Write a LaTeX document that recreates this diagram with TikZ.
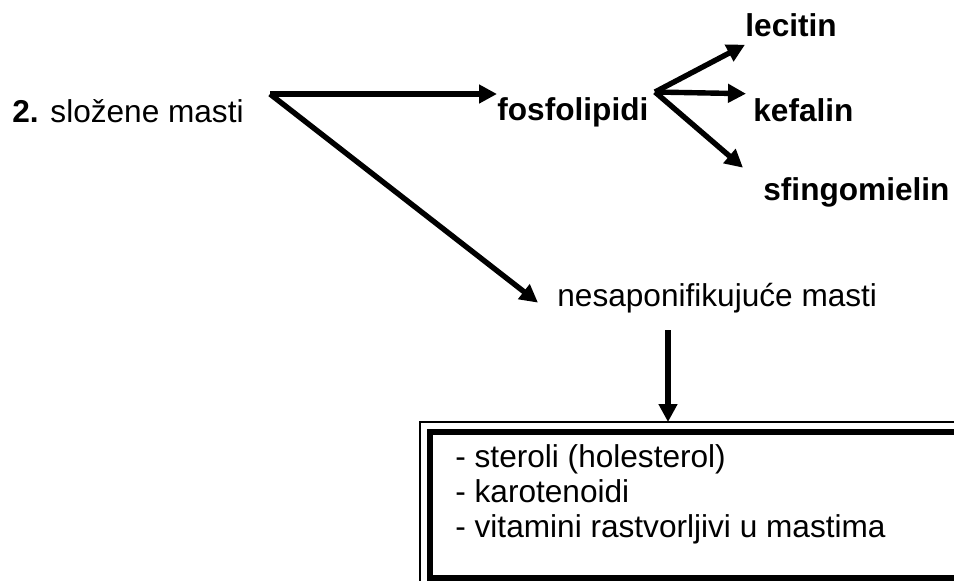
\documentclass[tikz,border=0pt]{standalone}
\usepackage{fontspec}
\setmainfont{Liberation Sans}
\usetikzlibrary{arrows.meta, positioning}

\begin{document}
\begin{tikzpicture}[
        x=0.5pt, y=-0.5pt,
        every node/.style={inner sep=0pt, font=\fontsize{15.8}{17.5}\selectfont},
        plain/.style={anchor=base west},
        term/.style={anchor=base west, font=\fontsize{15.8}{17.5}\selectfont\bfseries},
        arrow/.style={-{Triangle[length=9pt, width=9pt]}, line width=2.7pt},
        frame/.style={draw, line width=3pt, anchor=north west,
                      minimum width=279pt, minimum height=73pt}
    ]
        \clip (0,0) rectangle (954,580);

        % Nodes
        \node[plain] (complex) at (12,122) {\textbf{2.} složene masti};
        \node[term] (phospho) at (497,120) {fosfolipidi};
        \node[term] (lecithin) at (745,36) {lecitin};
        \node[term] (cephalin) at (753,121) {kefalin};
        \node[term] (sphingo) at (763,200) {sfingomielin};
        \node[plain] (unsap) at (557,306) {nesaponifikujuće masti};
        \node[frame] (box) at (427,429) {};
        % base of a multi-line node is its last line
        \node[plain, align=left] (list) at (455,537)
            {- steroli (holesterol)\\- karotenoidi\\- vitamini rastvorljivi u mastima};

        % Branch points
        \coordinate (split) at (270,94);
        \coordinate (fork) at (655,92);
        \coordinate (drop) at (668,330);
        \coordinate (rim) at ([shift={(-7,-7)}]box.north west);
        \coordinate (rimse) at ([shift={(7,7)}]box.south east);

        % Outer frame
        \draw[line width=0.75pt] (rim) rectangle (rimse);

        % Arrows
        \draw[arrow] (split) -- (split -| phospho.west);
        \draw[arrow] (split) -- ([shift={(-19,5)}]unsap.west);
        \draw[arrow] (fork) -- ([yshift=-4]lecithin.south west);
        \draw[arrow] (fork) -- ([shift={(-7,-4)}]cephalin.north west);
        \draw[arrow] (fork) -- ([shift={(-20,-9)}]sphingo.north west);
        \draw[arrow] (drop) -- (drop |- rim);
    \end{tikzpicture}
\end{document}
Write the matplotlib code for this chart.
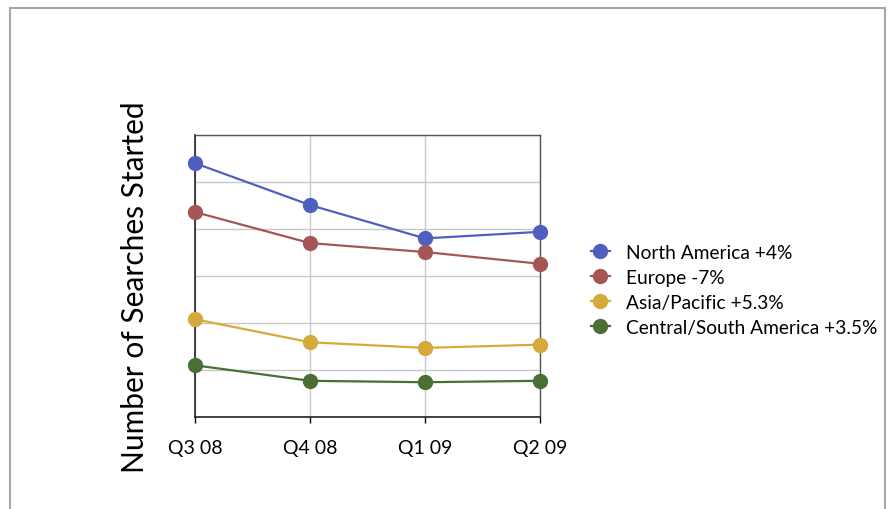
○ ○ ○ ○ ○ ○ ○
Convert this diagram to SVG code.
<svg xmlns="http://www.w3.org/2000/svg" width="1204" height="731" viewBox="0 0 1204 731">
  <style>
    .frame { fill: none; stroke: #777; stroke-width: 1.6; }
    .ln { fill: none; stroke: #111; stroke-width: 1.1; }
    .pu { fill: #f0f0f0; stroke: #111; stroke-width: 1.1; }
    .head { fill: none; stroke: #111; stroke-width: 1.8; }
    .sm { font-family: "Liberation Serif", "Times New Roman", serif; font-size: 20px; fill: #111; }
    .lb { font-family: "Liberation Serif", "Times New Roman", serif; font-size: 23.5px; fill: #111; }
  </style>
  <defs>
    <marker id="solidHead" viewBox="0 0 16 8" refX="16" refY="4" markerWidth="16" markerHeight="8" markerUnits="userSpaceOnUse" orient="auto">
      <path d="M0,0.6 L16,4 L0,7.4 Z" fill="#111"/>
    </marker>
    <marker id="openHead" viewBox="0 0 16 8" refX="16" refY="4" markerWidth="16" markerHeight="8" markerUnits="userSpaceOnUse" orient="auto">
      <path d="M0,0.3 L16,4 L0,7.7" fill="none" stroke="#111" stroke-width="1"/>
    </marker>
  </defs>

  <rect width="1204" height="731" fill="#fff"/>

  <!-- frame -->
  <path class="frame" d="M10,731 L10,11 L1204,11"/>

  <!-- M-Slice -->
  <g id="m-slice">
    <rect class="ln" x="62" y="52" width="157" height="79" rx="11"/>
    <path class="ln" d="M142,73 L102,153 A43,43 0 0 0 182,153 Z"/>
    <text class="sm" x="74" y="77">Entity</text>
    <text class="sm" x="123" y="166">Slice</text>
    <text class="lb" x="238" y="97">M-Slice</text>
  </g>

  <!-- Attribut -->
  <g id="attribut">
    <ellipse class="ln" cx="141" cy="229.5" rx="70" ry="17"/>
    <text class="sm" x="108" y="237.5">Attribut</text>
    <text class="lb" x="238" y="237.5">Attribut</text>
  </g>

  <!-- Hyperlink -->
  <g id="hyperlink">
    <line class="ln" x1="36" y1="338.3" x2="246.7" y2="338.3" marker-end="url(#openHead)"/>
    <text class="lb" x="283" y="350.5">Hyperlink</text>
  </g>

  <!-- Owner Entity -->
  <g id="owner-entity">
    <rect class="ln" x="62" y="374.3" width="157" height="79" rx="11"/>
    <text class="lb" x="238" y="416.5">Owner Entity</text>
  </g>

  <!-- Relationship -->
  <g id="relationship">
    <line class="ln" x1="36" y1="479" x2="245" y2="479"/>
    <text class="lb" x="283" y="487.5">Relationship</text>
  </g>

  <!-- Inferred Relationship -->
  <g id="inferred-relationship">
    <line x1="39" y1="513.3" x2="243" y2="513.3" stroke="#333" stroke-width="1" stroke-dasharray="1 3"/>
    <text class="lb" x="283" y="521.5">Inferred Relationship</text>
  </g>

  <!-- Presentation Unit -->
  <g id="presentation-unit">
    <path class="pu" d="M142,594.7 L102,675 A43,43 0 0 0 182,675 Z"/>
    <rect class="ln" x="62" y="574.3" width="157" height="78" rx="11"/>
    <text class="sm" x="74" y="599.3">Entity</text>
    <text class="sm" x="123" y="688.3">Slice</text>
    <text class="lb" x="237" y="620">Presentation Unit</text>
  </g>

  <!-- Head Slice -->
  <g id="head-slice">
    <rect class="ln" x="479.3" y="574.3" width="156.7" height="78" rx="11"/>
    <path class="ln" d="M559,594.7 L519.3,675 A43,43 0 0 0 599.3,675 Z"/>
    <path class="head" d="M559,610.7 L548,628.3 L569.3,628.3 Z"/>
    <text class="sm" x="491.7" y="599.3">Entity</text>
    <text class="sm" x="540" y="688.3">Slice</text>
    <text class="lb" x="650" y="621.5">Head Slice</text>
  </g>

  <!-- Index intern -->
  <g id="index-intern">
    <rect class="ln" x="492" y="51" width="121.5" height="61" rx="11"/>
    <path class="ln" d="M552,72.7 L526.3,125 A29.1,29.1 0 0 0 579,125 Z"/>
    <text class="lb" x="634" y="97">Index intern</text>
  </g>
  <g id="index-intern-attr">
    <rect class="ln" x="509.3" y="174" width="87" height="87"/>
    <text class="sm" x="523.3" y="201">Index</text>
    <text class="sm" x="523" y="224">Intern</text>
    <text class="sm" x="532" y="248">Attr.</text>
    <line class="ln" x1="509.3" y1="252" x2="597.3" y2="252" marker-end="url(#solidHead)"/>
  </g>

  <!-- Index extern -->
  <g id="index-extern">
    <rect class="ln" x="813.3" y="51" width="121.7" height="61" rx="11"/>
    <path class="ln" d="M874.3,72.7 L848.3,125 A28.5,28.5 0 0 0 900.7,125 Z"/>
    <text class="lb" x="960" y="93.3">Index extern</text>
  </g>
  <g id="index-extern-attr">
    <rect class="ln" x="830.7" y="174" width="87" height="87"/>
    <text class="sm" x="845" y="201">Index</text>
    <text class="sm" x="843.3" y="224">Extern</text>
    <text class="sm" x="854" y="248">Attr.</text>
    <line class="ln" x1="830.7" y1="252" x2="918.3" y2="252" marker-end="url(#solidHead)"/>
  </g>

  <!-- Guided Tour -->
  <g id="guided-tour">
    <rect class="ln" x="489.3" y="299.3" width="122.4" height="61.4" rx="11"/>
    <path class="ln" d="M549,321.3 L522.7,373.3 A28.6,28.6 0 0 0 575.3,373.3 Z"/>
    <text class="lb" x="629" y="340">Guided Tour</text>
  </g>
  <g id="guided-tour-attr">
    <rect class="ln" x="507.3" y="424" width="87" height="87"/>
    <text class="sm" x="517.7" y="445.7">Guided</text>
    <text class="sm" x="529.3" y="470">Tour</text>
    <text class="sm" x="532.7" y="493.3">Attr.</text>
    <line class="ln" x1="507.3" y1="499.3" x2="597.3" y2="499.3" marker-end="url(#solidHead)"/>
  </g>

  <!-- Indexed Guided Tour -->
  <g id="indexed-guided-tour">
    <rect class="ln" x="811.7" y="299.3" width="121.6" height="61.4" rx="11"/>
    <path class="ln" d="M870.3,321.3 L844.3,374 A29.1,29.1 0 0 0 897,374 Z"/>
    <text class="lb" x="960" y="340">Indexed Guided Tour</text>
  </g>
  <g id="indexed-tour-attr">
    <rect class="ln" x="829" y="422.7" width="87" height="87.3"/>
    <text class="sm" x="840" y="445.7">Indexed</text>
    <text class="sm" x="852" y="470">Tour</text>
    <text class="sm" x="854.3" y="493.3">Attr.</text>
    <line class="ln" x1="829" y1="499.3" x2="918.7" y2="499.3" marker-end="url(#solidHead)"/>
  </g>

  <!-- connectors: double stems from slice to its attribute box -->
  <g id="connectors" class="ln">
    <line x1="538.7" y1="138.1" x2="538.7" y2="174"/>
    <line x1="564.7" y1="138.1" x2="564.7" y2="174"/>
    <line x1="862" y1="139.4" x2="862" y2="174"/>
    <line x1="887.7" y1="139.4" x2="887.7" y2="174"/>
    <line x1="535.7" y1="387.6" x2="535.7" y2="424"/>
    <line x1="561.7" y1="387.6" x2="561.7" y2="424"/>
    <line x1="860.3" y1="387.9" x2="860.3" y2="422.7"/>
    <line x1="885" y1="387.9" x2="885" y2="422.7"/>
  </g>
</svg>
○ ○ ○ ○ ○ ○ ○
Work to do: Reproduce exactly the section that begins with the line containing "Write a LaTeX" and ends with the line containing "Write the matplotlib code for this chart.". Both boundary lines belong in the copy, but pictures do not.

In response:
Write a LaTeX document that recreates this diagram with TikZ.
\documentclass[tikz,border=0pt]{standalone}
\usepackage{fontspec}
\setmainfont{Liberation Sans}
\usetikzlibrary{arrows.meta, positioning}

\begin{document}
\begin{tikzpicture}[
        x=0.5pt, y=-0.5pt,
        every node/.style={inner sep=0pt, font=\fontsize{15.8}{17.5}\selectfont},
        plain/.style={anchor=base west},
        term/.style={anchor=base west, font=\fontsize{15.8}{17.5}\selectfont\bfseries},
        arrow/.style={-{Triangle[length=9pt, width=9pt]}, line width=2.7pt},
        frame/.style={draw, line width=3pt, anchor=north west,
                      minimum width=279pt, minimum height=73pt}
    ]
        \clip (0,0) rectangle (954,580);

        % Nodes
        \node[plain] (complex) at (12,122) {\textbf{2.} složene masti};
        \node[term] (phospho) at (497,120) {fosfolipidi};
        \node[term] (lecithin) at (745,36) {lecitin};
        \node[term] (cephalin) at (753,121) {kefalin};
        \node[term] (sphingo) at (763,200) {sfingomielin};
        \node[plain] (unsap) at (557,306) {nesaponifikujuće masti};
        \node[frame] (box) at (427,429) {};
        % base of a multi-line node is its last line
        \node[plain, align=left] (list) at (455,537)
            {- steroli (holesterol)\\- karotenoidi\\- vitamini rastvorljivi u mastima};

        % Branch points
        \coordinate (split) at (270,94);
        \coordinate (fork) at (655,92);
        \coordinate (drop) at (668,330);
        \coordinate (rim) at ([shift={(-7,-7)}]box.north west);
        \coordinate (rimse) at ([shift={(7,7)}]box.south east);

        % Outer frame
        \draw[line width=0.75pt] (rim) rectangle (rimse);

        % Arrows
        \draw[arrow] (split) -- (split -| phospho.west);
        \draw[arrow] (split) -- ([shift={(-19,5)}]unsap.west);
        \draw[arrow] (fork) -- ([yshift=-4]lecithin.south west);
        \draw[arrow] (fork) -- ([shift={(-7,-4)}]cephalin.north west);
        \draw[arrow] (fork) -- ([shift={(-20,-9)}]sphingo.north west);
        \draw[arrow] (drop) -- (drop |- rim);
    \end{tikzpicture}
\end{document}
Write the matplotlib code for this chart.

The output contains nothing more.